Tie great writing, and great thoughts in  with great acting, and you have a pretty great show.  Conor Lovett does not disappoint.  His gentle Irish accent reminding the audience that he is “un-homed” as it were.  Of course, the accent is faint enough that it is easy to forget that it is Irish, easy to make it an accent of somewhere that is not here – and yet, is not tied to anyone place at all. 
Moreover, and those who read this blog lots will know how I normally feel about one man shows…  I didn’t hate this one.  In fact, it was a great format for it.  His character had called a meeting, and, more importantly, Lovett was alive and aware of us on stage.  Lovett talked to me, not to the space above my head.  He made eye contact with me (and many others in the audience) responding in real time with what he saw on my face.  At no time did I feel like he forgot that any of us were there, taking his speech to both the orchestra and the balcony. 
Most importantly to me, the show, and Lovett’s performance of it, had an air of improvisation.  There were moments that I held my breath, wondering if he knew what he was going to say next or if he would lose his place in his train of thoughts.  I have never before witnessed an actor be that much in the moment.  So lost in the moment of aliveness that it seemed as if he was not speaking from a script, but instead was making it up as he went.  In short, it was what acting is supposed to be.  (Well, at least forms of realism). 

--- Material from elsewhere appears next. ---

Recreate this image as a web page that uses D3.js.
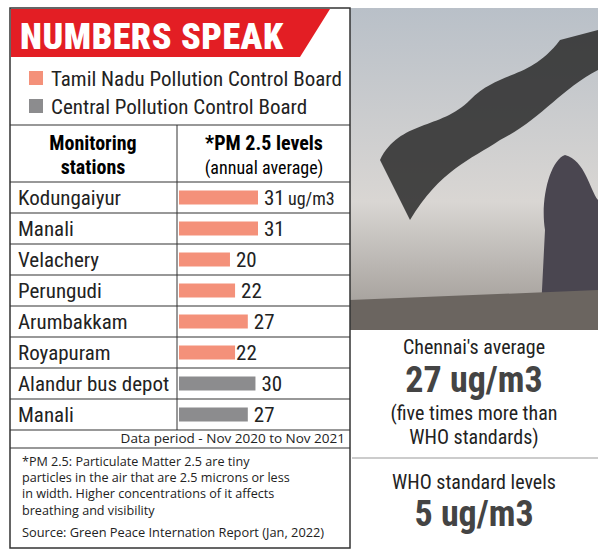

So, what did I learn?  Well, what I saw was something to strive for.  For a theatrical realism that seemed neither forced nor false.  For moments that were magic simply because they did not exist before and will not exist again.  I saw ideas presented un-pretentiously, honestly, real-ly.  I saw what I want in my own work.  A sense that I was staring at truth – not realism nor naturalism -  not even theatrical realism – but truth.  Pure and simple truth.  The human condition.  Each moment giving birth to the next as it itself passes on.  Just like a good eulogy.